Optimal twirling depth for classical shadows in the presence of noise.

The classical shadows protocol represents an efficient strategy for estimating properties of an unknown state ρ using a finite number of copies and measurements. In its original form, it involves twirling the state with unitaries randomly selected from a fixed ensemble and measuring the twirled state in a predetermined basis. To compute local properties of the system, it has been demonstrated that optimal sample complexity (the minimal number of required copies) is remarkably achieved when unitaries are drawn from shallow-depth circuits composed of local entangling gates, as opposed to purely local (zero-depth) or global twirling (infinite-depth) ensembles.

In this presentation, I will discuss an improvement of these ideas by considering the sample complexity as a function of the circuit's depth, in the presence of noise.
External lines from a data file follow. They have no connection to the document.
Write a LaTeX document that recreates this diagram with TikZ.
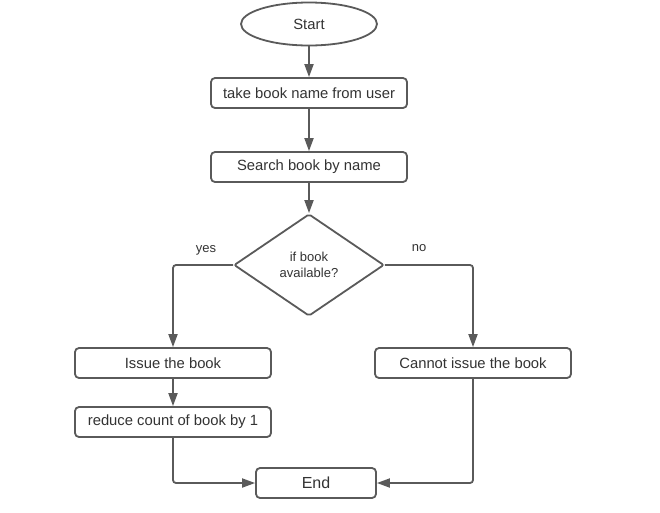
\documentclass[tikz,border=0pt]{standalone}
\usepackage{fontspec}
\setmainfont{Liberation Sans}
\usetikzlibrary{shapes, arrows.meta, positioning}

\definecolor{linegray}{HTML}{5A5A5A}
\definecolor{textgray}{HTML}{333333}

\tikzset{
	box/.style={draw=linegray, line width=1.8pt, rounded corners=4pt, fill=white, text=textgray,
		minimum width=196pt, minimum height=30pt, inner sep=0pt, font=\fontsize{14.8}{17}\selectfont},
	startstop/.style={ellipse, draw=linegray, line width=1.8pt, fill=white, text=textgray,
		minimum width=136pt, minimum height=43pt, inner sep=0pt, font=\fontsize{14.8}{17}\selectfont},
	decision/.style={diamond, draw=linegray, line width=1.8pt, rounded corners=2pt, fill=white, text=textgray,
		minimum width=150pt, minimum height=102pt, inner sep=0pt, align=center, font=\fontsize{13}{16}\selectfont},
	lbl/.style={text=textgray, inner sep=0pt, font=\fontsize{13}{16}\selectfont},
	arrow/.style={draw=linegray, line width=1.8pt, rounded corners=3pt, -{Triangle[length=13pt, width=9pt]}}
}

\begin{document}
\begin{tikzpicture}[x=1pt, y=-1pt]
		\useasboundingbox[fill=white] (0,0) rectangle (660,512); % background
		
		\node[startstop] (start) at (309,24) {Start};
		\node[box] (take) at (309,93) {take book name from user};
		\node[box] (search) at (309,167) {Search book by name};
		\node[decision] (avail) at (309,265) {if book\\available?};
		
		\node[box] (issue) at (173,363) {Issue the book};
		\node[box] (reduce) at (173,422) {reduce count of book by 1};
		\node[box] (cannot) at (473,363) {Cannot issue the book};
		\node[box, minimum width=120pt, font=\fontsize{16}{19}\selectfont] (end) at (316,483) {End};
		
		\node[lbl] (yes) at (206,250) {yes};
		\node[lbl] (no) at (419,248) {no};
		
		\draw[arrow] (start) -- (take);
		\draw[arrow] (take) -- (search);
		\draw[arrow] (search) -- (avail);
		\draw[arrow] (avail.west) -| (issue.north); % yes
		\draw[arrow] (avail.east) -| (cannot.north); % no
		\draw[arrow] (issue) -- (reduce);
		\draw[arrow] (reduce.south) |- (end.west);
		\draw[arrow] (cannot.south) |- (end.east);
	\end{tikzpicture}
\end{document}
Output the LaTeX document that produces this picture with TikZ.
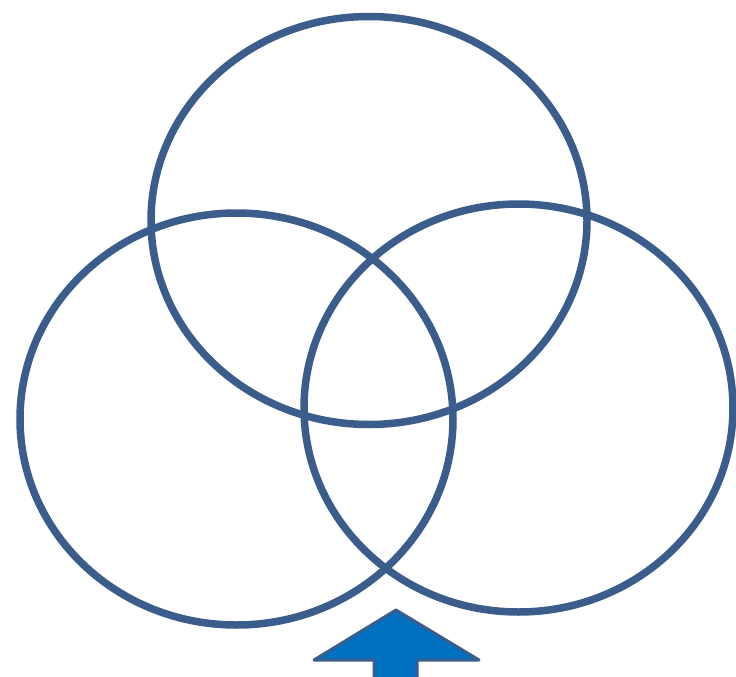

Noise is bound to be present in any experimental implementation of such shallow-depth circuits, which has important implications for determining the optimal twirling ensemble. Under fairly general conditions, I will: i) show that any single-site noise can be accounted for using a depolarizing noise channel with an appropriate damping parameter, f; ii) discuss thresholds f_th at which optimal twirling reduces to local twirling for arbitrary operators; iii) conduct a similar analysis for n^th-order Renyi entropies (where n is greater than or equal to 2); and iv) provide a meaningful upper bound, t_max , on the optimal circuit depth for any finite noise strength f. This upper bound applies to all operators and entanglement entropy measurements. These thresholds strongly constrain the search for optimal strategies to implement the classical shadows protocol and can be easily tailored to the experimental system at hand.